Uniform circular motion

Jenny got a new electric skateboard. She’s excited to try it out in this flat car park, so she hops on and starts rolling. The skateboard has an engine that keeps it at a constant speed. For as long as there is no other force acting on Jenny and her skateboard, she will continue going in the same direction and at the same speed. We know this from Newton’s first law of motion, which states that an object in motion will continue moving in a straight line at a constant speed unless acted on by an outside force.

But what’s this? Jenny’s trying something different… She takes a rope and attaches it to a lamppost in the middle of the car park. She holds the other end of the rope and moves away from the lamppost, so the rope is stretched. What will happen when she turns on the engine and starts moving? Let’s take a look from above!

She is going in a circle! Jenny is going at a constant speed along a circular path. She’s in what we call a uniform circular motion. The radius of her circular path is equal to the length of the rope between her and the lamppost. But why is she turning?
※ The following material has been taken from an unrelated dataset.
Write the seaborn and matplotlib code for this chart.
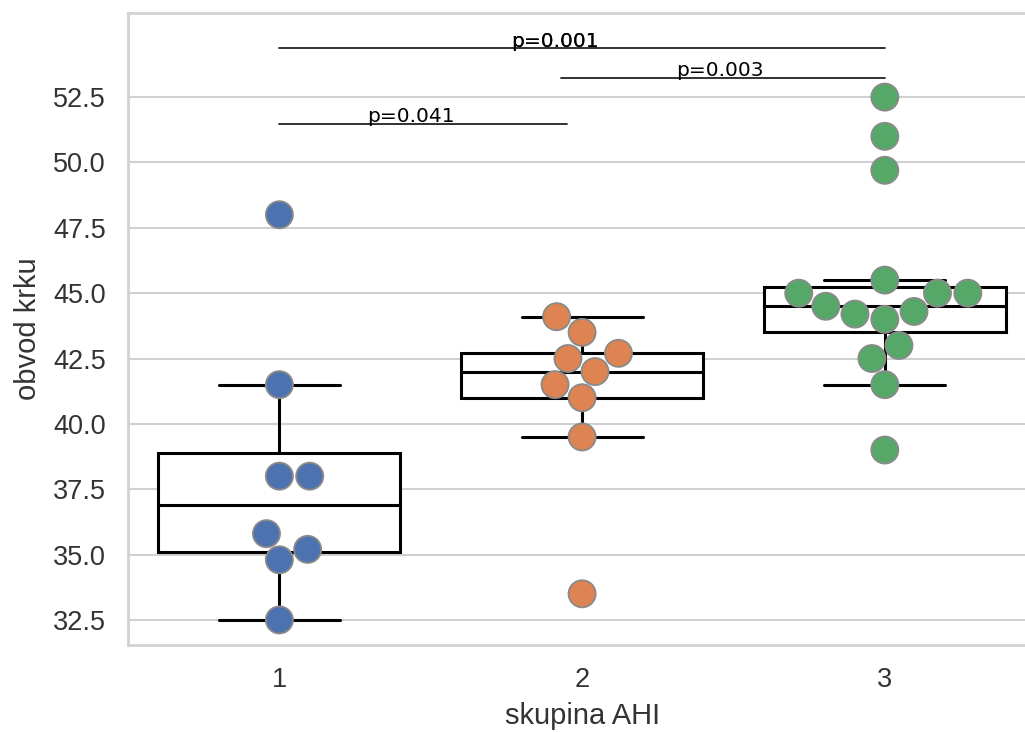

According to Newton's first law, she should be moving in a straight line… unless there is an outside force! When Jenny is on her skateboard, despite her trying to move forward, the rope is holding her. There is a force acting along the rope, from Jenny towards the lamppost in the centre. As Jenny moves around the circular path, the direction of the force keeps adjusting, so that it always points towards the centre of the circle. This force is the centripetal force.

Centripetal force is what causes Jenny’s circular motion. Let’s recap: uniform circular motion is a motion with a constant speed along a circular path, caused by centripetal force, which always points towards the centre of the circle. Now, let’s see what else we can observe. The distance Jenny travels every round equals the circumference of a circle — 2 π r. R is the radius of the circle — in this case the length of the rope.

It always takes her the same amount of time — her speed is constant. We can determine her speed by dividing the distance she travels by the time it takes her, T. We get this formula: speed equals 2 π r divided by T. This is a formula for speed in uniform circular motion. How about Jenny’s velocity?

Is it constant too? Velocity has both magnitude and direction. The magnitude of Jenny’s velocity is equal to her speed, and we can calculate it with the same formula — 2 π r divided by t. And what’s the velocity’s direction? Let’s take a look again.

At every point of her circular path, Jenny is facing forward. If she drops the rope, she continues moving in a straight line from there, as there is no more centripetal force acting on her. This is the direction of her velocity at the moment she drops the rope. Let’s do it again, and see what happens if she lets go of the rope in a different place. She goes straight ahead from that point too, in a different direction than before!

The direction of Jenny’s velocity is different, depending on her position along the circular path! In uniform circular motion, the direction of velocity is always perpendicular to the direction of the centripetal force. We say it’s tangent to the circular path, and we call it tangential velocity. Tangential velocity is not constant, because its direction changes all the time. But that’s enough physics for today!

Go on and show us some cool tricks, Jenny!